The study showed that the total disk storage systems market grew to $7bn in revenues, a 18.5% growth from the prior year’s third quarter.
Total disk storage systems capacity shipped reached 4,299 petabytes, growing 65.2% year over year.
EMC maintained its top position in external disk storage systems market with revenue of $1.4bn, accounting for a market revenue share of 26.1%, while IBM stood second with revenue of $667m and 12.9% revenue share.
NetApp registered revenue of $601m, ended the quarter in the third position with 11.6% market share, while HP and Dell finished the quarter with 11.1% and 9.1% market share, respectively, IDC reported.
According to the report, total open networked disk storage market (NAS Combined with Open / iSCSI SAN) grew 26.4% year-over-year in the second quarter to $4.3bn in revenues.
EMC continued to maintain its leadership in the total open networked storage market with 30.0% revenue share, followed by NetApp with a 14.0% revenue share.
In the Open SAN market that grew 18.5% year over year, EMC maintained its lead with 23% revenue share, followed by IBM in second and HP in third with 15.5% and 14.3% share, respectively.
The NAS market grew 49.8% year over year, led by EMC with 46.6% revenue share and followed by NetApp with 28.9% share.
The iSCSI SAN market continues to show strong momentum, posting 41.4% revenue growth compared to the prior year’s quarter.

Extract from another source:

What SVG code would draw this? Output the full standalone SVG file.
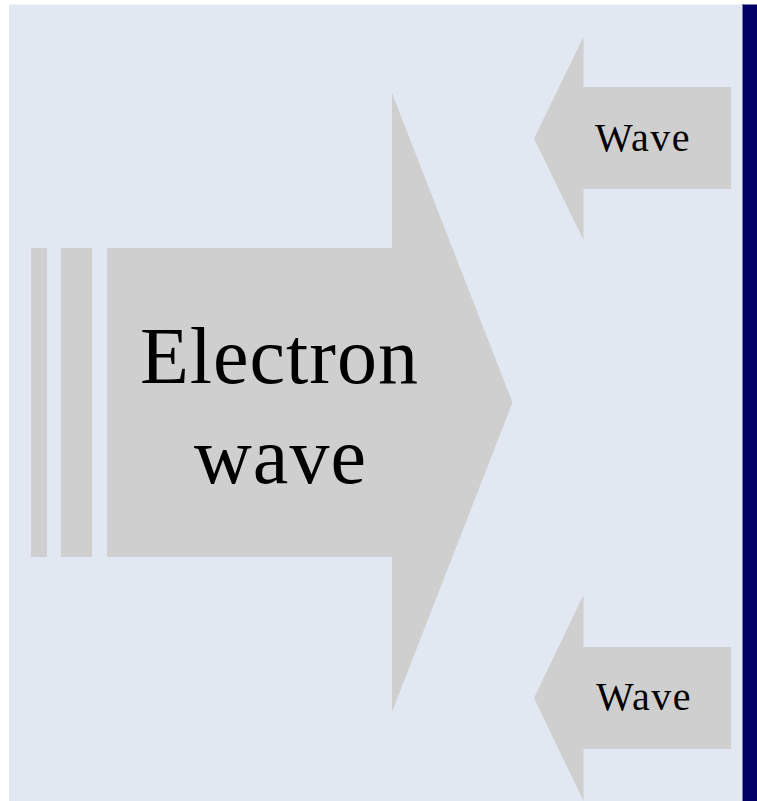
<svg xmlns="http://www.w3.org/2000/svg" width="757" height="801" viewBox="0 0 757 801">
  <style>
    .shape { fill: #CFCFCF; stroke: none; }
    .lbl { font-family: "Liberation Serif", "Times New Roman", serif; fill: #000000; text-anchor: middle; }
    .big { font-size: 80px; letter-spacing: 1px; }
    .small { font-size: 40px; letter-spacing: 1.5px; }
  </style>
  <rect x="0" y="0" width="757" height="801" fill="#FFFFFF"/>
  <rect id="background" x="9" y="4.5" width="734" height="797" fill="#E1E8F2"/>
  <rect id="wall" x="742" y="4.5" width="15" height="797" fill="#000066"/>
  <line x1="742.5" y1="4.5" x2="742.5" y2="801" stroke="#7C7CA8" stroke-width="1"/>
  <g id="electron-wave">
    <rect class="shape" x="31" y="248" width="16" height="309"/>
    <rect class="shape" x="61" y="248" width="31" height="309"/>
    <polygon class="shape" points="107,248 392,248 392,93 512.5,402.5 392,712 392,557 107,557"/>
    <text class="lbl big" x="279.5" y="383">Electron</text>
    <text class="lbl big" x="280.5" y="483">wave</text>
  </g>
  <g id="wave-top">
    <polygon class="shape" points="731,87 583.5,87 583.5,37 534,138.5 583.5,240 583.5,189 731,189"/>
    <text class="lbl small" x="643" y="151">Wave</text>
  </g>
  <g id="wave-bottom">
    <polygon class="shape" points="731,647 583.5,647 583.5,595 534,698 583.5,801 583.5,749 731,749"/>
    <text class="lbl small" x="644" y="710">Wave</text>
  </g>
  <g id="connectors"></g>
</svg>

Dell led the market with 33.8% revenue share, followed by EMC and HP, in a statistical tie for second, with 13.8% and 13.7% market share respectively.
IDC storage systems senior research analyst Amita Potnis said the economic crisis of 2009 and commensurate budget reductions compelled end users invest in lower-priced storage systems that still offer enterprise-level features.
"Although most IT budget restraints have been lifted, the trend toward lower-priced systems continued into 2010 as revenues for external storage systems in the lower price bands ($0-$24.99k) increased by 21.1% year over year," Potnis said.